The nine finalists this year have each approached their break differently. All have landed sponsorships from Internet poker sites and the like, with the chip leader, a 53-year-old truck salesman named Dennis Phillips, of St. Louis, also landing a deal with Ford. The company is believed to be the first automotive sponsor of poker. Mr. Phillips and his opponents, four of whom are from foreign countries, have all been profiled by their local newspapers and TV stations and have been invited — expenses paid — to play in tournaments around the world.

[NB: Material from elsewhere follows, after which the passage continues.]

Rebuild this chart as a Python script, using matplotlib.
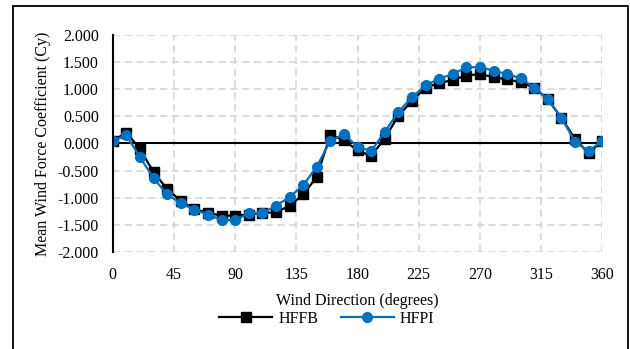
import matplotlib
matplotlib.use("Agg")
import matplotlib.pyplot as plt
from matplotlib.patches import Rectangle
from matplotlib.ticker import FormatStrFormatter

plt.rcParams['font.family'] = ['Liberation Serif', 'DejaVu Serif']

# wind direction, degrees
direction = list(range(0, 361, 10))

hffb = [0.05, 0.20, -0.10, -0.53, -0.84, -1.06, -1.21, -1.28, -1.33, -1.33,
        -1.31, -1.28, -1.27, -1.15, -0.94, -0.62, 0.16, 0.06, -0.13, -0.23,
        0.09, 0.51, 0.78, 1.03, 1.11, 1.17, 1.25, 1.28, 1.22, 1.18,
        1.13, 1.03, 0.81, 0.47, 0.08, -0.18, 0.05]
hfpi = [0.05, 0.15, -0.25, -0.64, -0.94, -1.10, -1.22, -1.31, -1.41, -1.41,
        -1.29, -1.28, -1.15, -0.99, -0.77, -0.43, 0.05, 0.17, -0.06, -0.14,
        0.21, 0.58, 0.85, 1.07, 1.19, 1.28, 1.40, 1.41, 1.34, 1.28,
        1.20, 1.03, 0.81, 0.47, 0.03, -0.14, 0.05]

xticks = [0, 45, 90, 135, 180, 225, 270, 315, 360]
yticks = [-2.0, -1.5, -1.0, -0.5, 0.0, 0.5, 1.0, 1.5, 2.0]

fig = plt.figure(figsize=(6.3, 3.49), dpi=100)
ax = fig.add_axes([0.179, 0.278, 0.777, 0.622])

# outer frame
fig.patches.append(Rectangle((13/630, -0.05), 615/630, 1 - 6/349 + 0.05,
                             transform=fig.transFigure, fill=False,
                             edgecolor='black', linewidth=1.3))

ax.plot(direction, hffb, color='black', marker='s', markersize=6.5,
        linewidth=1.6, label='HFFB', zorder=3)
ax.plot(direction, hfpi, color='#0070C0', marker='o', markersize=7,
        linewidth=1.6, label='HFPI', zorder=4)

ax.axhline(0, color='black', linewidth=1.5, zorder=2)

ax.set_xlim(0, 360)
ax.set_ylim(-2, 2)
ax.set_xticks(xticks)
ax.set_yticks(yticks)
ax.yaxis.set_major_formatter(FormatStrFormatter('%.3f'))
ax.grid(True, color='#d9d9d9', linestyle=(0, (4, 2.5)), linewidth=1.3)
ax.set_axisbelow(True)

for s in ['top', 'right', 'bottom']:
    ax.spines[s].set_visible(False)
ax.spines['left'].set_linewidth(1.5)
ax.spines['left'].set_zorder(5)

ax.tick_params(axis='both', length=0, labelsize=11.5)
ax.tick_params(axis='y', pad=10)
ax.tick_params(axis='x', pad=11)

ax.set_xlabel('Wind Direction (degrees)', fontsize=11.5, labelpad=7)
ax.set_ylabel('Mean Wind Force Coefficient (Cy)', fontsize=11.5, labelpad=5)

fig.legend(loc='center', bbox_to_anchor=(327/630, 1 - 319/349), ncol=2,
           frameon=False, fontsize=11.5, handlelength=3.3, columnspacing=1.4,
           handletextpad=0.4)

fig.savefig('out.png', dpi=100)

For making it this far, they have each won at least $900,670, which they have already received. One of the final group is Kelly Kim, currently in ninth place with such a low number of chips that he acknowledged he is likely to be knocked out early when play resumes. He said the four months in limbo have been nerve-wracking but also financially rewarding because he is enjoying attention that usually comes only to the champion.
“I understand why they’re doing this, and I’ve probably benefited more than anyone considering where I am, but I’m really sick of my situation,” said Mr. Kim, 31, a poker pro from Whittier, Calif.
Mr. Pollack views the lack of transcendent poker stars at the Final Table as the charm of the tournament, not a problem. “You can’t buy your way onto an N.B.A. court,” he said. “You can’t buy your way onto an N.F.L. field. You can, however, enter the World Series of Poker and potentially walk away as a world champion.”
His organization recently wrapped up its second year of a European edition, with offshoots planned for Latin America and Asia. The World Poker Tour, too, is expanding overseas, having recently struck a deal with the Chinese government to produce a televised nongambling version of tractor poker, a popular Asian card game, as “a means of getting people comfortable to do card games on TV,” Mr. Lipscomb said.
“It’s a big world,” he said. “An awful lot of places are exploding right now. Just not as much in the U.S.”